TASK DATA —
────────────────

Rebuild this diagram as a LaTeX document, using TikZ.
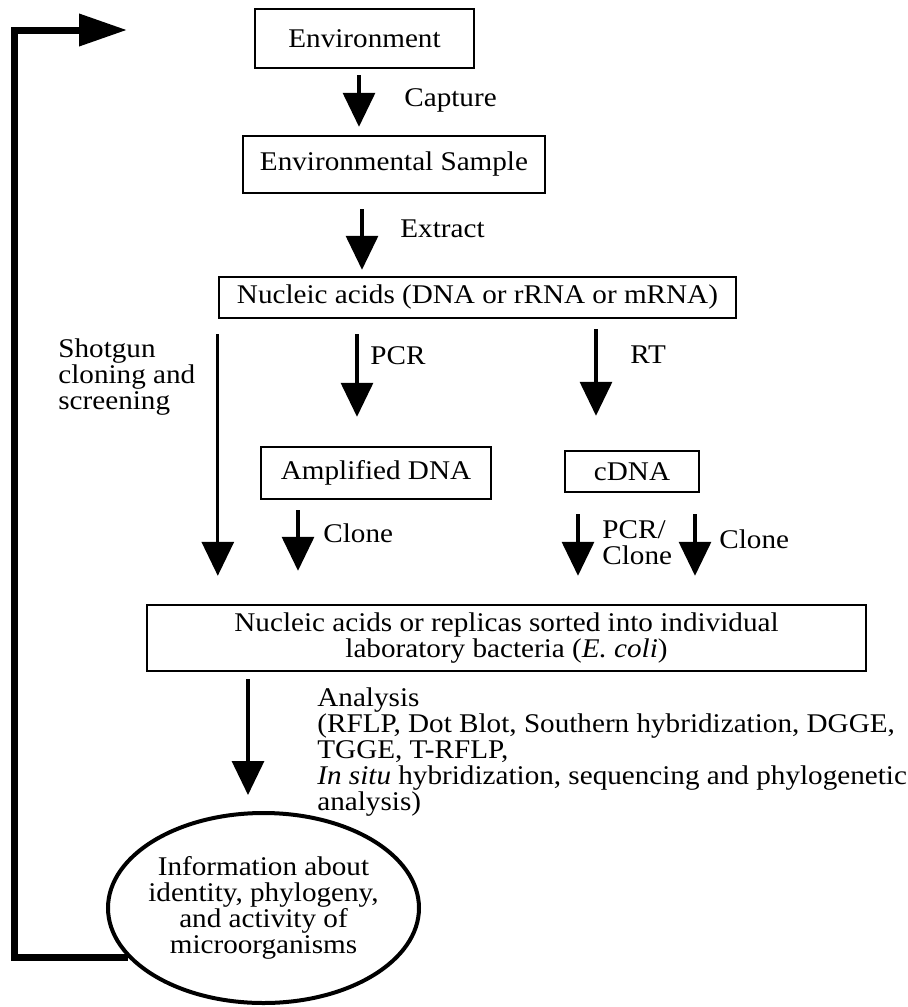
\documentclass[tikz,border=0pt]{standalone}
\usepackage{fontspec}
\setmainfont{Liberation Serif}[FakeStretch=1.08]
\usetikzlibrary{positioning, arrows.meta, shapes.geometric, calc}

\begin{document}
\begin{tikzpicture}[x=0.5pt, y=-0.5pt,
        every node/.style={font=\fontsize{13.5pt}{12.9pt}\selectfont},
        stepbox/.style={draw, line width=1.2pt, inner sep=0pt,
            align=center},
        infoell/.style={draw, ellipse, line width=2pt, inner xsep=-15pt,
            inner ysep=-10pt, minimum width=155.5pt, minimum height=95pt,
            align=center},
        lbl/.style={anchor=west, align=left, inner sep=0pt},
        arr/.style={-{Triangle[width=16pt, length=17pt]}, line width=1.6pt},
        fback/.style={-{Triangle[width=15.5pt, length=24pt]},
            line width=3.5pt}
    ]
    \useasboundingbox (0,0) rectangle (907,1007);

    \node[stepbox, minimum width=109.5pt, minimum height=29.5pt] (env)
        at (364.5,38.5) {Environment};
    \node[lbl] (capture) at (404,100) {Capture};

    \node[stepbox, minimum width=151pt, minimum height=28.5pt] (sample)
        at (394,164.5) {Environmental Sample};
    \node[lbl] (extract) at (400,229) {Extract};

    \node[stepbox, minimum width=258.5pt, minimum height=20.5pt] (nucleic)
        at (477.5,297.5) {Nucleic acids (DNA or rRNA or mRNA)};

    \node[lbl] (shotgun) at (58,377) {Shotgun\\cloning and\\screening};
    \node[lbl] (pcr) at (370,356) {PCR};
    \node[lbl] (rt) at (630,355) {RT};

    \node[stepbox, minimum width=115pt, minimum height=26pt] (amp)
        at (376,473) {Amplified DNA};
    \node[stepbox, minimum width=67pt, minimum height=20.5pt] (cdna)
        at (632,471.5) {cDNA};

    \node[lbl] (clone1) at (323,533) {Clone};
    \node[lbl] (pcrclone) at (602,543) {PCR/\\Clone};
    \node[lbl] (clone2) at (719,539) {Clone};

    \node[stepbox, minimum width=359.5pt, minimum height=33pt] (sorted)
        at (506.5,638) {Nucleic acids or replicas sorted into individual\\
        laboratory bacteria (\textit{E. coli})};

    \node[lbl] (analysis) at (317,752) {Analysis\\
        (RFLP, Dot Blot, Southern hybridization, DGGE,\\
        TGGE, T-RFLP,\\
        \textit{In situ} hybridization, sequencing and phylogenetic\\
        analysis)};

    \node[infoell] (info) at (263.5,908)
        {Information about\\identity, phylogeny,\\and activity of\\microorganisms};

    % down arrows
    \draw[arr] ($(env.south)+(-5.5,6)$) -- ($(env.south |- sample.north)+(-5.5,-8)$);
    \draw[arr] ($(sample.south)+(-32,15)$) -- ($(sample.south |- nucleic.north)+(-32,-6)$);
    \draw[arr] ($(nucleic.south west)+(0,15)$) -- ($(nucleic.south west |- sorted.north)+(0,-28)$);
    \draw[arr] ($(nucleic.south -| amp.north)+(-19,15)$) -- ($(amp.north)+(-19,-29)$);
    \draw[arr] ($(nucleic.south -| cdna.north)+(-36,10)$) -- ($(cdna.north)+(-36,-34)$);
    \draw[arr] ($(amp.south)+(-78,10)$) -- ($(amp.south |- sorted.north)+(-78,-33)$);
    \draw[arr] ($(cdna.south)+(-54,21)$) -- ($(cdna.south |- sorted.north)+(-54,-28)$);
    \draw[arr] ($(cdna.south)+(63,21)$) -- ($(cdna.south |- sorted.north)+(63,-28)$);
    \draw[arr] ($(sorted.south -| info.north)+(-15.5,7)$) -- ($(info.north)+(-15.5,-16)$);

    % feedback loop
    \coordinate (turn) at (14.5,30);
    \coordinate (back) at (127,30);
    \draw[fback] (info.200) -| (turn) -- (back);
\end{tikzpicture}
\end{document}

────────────────

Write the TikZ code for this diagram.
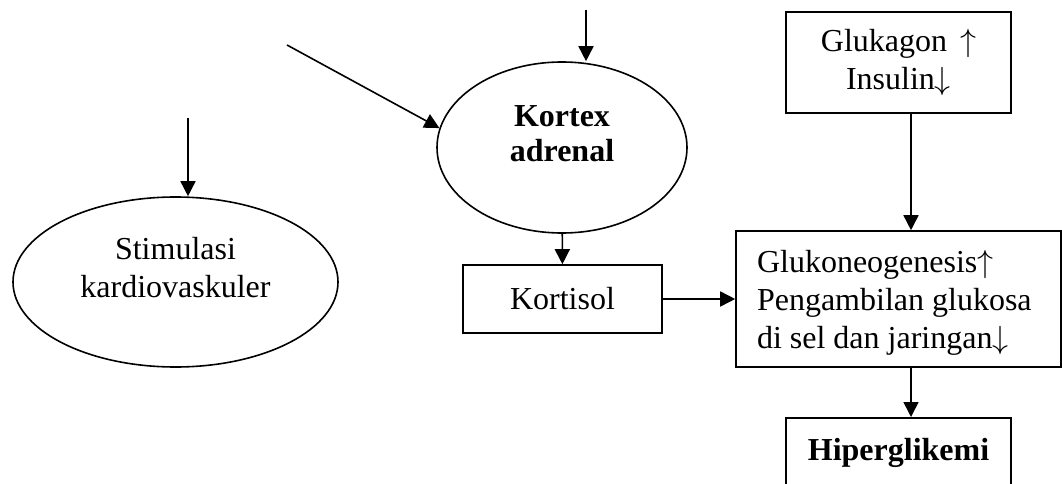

────────────────

THE PROBLEM —
From the records above, extract the lines from the one holding "Rebuild this diagram" through the one holding "acids (DNA or", word for word; omit the pictures.

RESULT OF THIS TASK —
Rebuild this diagram as a LaTeX document, using TikZ.
\documentclass[tikz,border=0pt]{standalone}
\usepackage{fontspec}
\setmainfont{Liberation Serif}[FakeStretch=1.08]
\usetikzlibrary{positioning, arrows.meta, shapes.geometric, calc}

\begin{document}
\begin{tikzpicture}[x=0.5pt, y=-0.5pt,
        every node/.style={font=\fontsize{13.5pt}{12.9pt}\selectfont},
        stepbox/.style={draw, line width=1.2pt, inner sep=0pt,
            align=center},
        infoell/.style={draw, ellipse, line width=2pt, inner xsep=-15pt,
            inner ysep=-10pt, minimum width=155.5pt, minimum height=95pt,
            align=center},
        lbl/.style={anchor=west, align=left, inner sep=0pt},
        arr/.style={-{Triangle[width=16pt, length=17pt]}, line width=1.6pt},
        fback/.style={-{Triangle[width=15.5pt, length=24pt]},
            line width=3.5pt}
    ]
    \useasboundingbox (0,0) rectangle (907,1007);

    \node[stepbox, minimum width=109.5pt, minimum height=29.5pt] (env)
        at (364.5,38.5) {Environment};
    \node[lbl] (capture) at (404,100) {Capture};

    \node[stepbox, minimum width=151pt, minimum height=28.5pt] (sample)
        at (394,164.5) {Environmental Sample};
    \node[lbl] (extract) at (400,229) {Extract};

    \node[stepbox, minimum width=258.5pt, minimum height=20.5pt] (nucleic)
        at (477.5,297.5) {Nucleic acids (DNA or rRNA or mRNA)};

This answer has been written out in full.